Given request
Gather all lines in the entries below that include the word "script".

Some records
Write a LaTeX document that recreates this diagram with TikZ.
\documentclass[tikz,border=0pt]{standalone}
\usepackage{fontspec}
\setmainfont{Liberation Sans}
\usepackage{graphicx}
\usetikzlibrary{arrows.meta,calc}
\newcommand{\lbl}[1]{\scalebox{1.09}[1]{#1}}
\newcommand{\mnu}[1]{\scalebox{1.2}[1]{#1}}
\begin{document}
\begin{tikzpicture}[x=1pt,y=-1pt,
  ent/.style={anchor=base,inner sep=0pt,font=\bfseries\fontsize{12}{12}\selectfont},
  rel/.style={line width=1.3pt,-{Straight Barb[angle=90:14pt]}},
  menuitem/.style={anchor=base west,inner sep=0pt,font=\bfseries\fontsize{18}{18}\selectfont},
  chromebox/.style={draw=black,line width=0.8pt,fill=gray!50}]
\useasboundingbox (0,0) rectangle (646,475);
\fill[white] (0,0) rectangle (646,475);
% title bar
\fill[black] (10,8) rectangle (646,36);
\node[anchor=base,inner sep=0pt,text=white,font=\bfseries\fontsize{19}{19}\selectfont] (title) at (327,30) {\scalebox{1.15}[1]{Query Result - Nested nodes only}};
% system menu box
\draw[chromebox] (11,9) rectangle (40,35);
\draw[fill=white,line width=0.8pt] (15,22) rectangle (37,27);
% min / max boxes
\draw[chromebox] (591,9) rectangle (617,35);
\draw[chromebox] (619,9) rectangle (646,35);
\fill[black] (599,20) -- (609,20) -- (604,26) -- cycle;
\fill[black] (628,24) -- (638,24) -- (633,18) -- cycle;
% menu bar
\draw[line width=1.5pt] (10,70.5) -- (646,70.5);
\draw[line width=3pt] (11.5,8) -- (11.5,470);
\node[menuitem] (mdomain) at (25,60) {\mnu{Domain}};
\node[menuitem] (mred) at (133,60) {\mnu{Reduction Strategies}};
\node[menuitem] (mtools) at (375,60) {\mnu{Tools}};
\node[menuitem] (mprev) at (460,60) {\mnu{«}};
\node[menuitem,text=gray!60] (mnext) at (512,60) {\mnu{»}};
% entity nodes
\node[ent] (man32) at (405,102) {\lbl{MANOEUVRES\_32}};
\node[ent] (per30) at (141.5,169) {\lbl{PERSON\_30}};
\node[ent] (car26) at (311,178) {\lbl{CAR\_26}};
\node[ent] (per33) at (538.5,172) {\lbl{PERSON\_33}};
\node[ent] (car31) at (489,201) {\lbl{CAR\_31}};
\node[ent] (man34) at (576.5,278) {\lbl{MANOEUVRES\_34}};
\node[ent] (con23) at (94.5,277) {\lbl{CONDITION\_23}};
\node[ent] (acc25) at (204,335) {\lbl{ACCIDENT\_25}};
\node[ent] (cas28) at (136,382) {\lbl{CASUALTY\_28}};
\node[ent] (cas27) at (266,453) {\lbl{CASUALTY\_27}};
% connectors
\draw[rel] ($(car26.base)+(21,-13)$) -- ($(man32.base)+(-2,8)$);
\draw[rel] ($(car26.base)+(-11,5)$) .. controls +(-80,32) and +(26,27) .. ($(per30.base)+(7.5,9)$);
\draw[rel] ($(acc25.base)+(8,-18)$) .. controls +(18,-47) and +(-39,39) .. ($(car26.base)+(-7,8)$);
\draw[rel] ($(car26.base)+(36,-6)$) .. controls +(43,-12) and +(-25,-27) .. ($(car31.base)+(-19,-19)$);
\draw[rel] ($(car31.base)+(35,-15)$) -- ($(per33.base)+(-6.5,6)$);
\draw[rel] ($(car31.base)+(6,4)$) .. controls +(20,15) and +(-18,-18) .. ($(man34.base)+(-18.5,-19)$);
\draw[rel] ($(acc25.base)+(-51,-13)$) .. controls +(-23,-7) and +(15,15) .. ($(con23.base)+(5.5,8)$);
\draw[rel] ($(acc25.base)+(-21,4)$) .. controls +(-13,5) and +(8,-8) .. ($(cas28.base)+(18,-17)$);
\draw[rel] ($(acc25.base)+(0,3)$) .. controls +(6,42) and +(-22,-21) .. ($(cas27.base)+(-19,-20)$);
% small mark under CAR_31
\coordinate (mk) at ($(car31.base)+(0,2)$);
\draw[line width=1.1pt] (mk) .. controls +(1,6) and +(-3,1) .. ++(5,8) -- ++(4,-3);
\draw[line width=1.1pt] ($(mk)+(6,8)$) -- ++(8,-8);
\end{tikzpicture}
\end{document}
--
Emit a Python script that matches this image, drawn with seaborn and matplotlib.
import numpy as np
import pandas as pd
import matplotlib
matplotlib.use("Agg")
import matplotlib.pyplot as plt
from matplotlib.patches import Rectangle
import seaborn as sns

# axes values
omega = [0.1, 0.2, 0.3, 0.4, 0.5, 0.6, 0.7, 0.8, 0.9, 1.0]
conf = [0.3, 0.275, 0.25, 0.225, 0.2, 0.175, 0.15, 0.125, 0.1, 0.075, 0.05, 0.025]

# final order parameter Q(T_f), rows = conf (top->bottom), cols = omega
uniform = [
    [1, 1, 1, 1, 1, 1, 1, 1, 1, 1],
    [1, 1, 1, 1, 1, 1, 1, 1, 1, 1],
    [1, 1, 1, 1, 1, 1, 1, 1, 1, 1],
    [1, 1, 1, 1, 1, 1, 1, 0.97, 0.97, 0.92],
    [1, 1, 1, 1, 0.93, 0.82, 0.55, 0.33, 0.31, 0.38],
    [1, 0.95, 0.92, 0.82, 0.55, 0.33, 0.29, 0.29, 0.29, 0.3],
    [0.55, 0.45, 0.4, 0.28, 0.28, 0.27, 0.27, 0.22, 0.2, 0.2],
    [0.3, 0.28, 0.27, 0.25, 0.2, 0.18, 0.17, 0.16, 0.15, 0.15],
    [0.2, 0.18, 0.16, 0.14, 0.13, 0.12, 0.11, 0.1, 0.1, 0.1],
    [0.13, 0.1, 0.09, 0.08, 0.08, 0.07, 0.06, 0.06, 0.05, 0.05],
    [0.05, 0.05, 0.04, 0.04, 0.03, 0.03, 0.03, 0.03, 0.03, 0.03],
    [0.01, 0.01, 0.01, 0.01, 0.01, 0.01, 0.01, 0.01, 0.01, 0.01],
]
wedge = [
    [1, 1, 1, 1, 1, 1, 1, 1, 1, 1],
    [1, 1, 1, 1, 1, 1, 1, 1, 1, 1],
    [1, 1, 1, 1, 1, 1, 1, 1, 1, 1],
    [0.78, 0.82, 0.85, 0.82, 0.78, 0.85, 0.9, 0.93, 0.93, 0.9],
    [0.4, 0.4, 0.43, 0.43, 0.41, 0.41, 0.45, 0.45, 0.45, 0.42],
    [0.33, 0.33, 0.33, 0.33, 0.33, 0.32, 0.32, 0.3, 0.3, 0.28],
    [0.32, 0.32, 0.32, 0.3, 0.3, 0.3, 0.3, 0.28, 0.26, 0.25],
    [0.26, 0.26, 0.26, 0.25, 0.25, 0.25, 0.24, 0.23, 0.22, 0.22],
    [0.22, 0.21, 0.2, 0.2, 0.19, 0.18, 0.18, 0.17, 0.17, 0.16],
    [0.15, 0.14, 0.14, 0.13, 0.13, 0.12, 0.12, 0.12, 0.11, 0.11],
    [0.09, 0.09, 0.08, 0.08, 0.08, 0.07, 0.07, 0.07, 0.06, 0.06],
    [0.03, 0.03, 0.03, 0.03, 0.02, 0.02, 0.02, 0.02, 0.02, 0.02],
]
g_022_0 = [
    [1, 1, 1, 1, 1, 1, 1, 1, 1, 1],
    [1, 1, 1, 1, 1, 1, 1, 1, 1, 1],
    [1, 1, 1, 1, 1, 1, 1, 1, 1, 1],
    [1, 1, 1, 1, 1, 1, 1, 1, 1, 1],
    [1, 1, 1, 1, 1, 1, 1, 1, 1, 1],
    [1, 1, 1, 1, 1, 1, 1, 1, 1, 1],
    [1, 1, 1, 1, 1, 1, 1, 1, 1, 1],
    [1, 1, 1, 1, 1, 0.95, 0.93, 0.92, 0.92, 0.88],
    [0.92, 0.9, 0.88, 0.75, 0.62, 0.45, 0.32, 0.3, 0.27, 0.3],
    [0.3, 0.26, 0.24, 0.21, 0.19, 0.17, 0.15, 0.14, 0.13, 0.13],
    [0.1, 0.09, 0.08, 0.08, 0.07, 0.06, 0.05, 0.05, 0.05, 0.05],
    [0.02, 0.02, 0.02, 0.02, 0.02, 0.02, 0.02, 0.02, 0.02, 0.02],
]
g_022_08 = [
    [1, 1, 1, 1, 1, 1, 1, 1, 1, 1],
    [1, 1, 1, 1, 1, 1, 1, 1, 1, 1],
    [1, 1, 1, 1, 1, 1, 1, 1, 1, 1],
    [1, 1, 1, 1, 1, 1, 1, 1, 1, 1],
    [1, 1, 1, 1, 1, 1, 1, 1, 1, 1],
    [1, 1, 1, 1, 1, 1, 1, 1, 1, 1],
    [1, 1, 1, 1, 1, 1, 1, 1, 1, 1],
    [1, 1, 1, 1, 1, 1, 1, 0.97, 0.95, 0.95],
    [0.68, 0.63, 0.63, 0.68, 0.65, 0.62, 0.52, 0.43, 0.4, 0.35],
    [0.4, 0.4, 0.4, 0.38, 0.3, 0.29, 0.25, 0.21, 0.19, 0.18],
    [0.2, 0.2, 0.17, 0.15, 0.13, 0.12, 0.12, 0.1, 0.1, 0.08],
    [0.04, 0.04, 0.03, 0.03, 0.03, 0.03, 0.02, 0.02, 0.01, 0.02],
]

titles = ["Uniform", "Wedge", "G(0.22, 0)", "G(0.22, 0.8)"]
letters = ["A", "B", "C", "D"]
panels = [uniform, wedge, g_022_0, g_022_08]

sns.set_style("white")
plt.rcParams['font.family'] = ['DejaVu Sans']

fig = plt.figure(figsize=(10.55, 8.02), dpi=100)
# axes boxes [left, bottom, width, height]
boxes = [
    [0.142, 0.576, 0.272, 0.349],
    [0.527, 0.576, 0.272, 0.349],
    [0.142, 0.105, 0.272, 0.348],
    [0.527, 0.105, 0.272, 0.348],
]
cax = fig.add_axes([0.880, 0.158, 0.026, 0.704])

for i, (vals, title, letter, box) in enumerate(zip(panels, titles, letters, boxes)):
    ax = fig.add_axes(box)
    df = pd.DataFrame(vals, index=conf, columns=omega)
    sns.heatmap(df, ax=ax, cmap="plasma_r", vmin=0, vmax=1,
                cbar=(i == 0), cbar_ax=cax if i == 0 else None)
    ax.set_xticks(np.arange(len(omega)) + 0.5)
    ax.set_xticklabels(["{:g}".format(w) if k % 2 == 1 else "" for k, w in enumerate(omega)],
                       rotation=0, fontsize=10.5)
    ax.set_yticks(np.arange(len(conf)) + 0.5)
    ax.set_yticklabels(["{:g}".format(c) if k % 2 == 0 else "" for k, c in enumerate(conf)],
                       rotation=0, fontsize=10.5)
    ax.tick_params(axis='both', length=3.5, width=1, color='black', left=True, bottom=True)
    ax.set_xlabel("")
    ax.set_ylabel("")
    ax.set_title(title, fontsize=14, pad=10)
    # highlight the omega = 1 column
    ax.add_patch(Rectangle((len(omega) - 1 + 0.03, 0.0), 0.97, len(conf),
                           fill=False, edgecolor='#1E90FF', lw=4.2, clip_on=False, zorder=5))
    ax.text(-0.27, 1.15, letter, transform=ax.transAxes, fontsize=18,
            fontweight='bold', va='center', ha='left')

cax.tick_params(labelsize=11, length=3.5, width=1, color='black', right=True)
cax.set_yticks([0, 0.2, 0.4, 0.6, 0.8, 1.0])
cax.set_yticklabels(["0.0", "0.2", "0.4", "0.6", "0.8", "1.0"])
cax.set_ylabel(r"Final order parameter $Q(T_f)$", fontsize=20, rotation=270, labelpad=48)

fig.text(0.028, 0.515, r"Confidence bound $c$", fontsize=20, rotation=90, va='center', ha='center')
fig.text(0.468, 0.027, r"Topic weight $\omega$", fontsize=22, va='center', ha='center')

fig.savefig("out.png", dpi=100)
--
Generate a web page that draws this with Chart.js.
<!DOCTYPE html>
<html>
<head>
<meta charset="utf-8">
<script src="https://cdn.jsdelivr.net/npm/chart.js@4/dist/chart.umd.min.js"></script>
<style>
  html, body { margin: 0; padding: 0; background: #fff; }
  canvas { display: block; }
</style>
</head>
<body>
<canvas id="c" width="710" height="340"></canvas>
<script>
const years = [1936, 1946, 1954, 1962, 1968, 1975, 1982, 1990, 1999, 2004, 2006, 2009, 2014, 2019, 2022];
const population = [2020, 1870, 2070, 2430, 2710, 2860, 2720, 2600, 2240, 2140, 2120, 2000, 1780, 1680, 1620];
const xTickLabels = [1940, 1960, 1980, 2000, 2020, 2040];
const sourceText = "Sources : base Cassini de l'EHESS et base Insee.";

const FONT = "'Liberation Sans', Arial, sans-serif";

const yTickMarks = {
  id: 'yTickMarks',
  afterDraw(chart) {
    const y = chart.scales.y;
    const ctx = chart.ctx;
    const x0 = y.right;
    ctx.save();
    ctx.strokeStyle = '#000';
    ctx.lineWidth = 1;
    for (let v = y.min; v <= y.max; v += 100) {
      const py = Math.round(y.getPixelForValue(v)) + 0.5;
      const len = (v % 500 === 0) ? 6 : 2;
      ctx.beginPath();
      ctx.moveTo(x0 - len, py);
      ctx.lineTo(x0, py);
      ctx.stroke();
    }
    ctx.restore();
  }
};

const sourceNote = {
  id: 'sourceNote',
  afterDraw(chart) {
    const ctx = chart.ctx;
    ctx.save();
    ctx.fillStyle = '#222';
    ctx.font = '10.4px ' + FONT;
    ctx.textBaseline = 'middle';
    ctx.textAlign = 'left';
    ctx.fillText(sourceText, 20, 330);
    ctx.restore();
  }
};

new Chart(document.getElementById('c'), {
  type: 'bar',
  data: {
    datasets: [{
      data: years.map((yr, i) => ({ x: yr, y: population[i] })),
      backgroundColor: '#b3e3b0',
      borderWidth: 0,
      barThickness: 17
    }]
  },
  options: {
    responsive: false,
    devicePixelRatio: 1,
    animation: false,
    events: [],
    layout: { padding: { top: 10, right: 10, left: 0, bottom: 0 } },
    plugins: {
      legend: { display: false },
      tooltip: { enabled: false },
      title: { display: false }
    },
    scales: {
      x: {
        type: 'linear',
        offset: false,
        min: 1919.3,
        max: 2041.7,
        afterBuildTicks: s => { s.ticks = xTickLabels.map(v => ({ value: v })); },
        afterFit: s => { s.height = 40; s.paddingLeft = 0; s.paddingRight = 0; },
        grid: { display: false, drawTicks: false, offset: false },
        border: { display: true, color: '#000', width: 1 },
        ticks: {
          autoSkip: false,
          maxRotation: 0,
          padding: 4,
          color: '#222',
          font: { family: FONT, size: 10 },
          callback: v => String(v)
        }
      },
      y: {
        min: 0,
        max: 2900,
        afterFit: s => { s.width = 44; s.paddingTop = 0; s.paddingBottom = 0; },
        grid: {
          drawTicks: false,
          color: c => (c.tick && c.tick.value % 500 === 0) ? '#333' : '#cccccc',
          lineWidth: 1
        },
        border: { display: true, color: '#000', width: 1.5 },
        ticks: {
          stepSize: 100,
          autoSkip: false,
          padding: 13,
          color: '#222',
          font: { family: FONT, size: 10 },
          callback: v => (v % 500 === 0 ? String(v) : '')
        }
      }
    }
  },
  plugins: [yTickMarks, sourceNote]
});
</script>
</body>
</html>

Reply
Emit a Python script that matches this image, drawn with seaborn and matplotlib.
<script src="https://cdn.jsdelivr.net/npm/chart.js@4/dist/chart.umd.min.js"></script>
<script>
</script>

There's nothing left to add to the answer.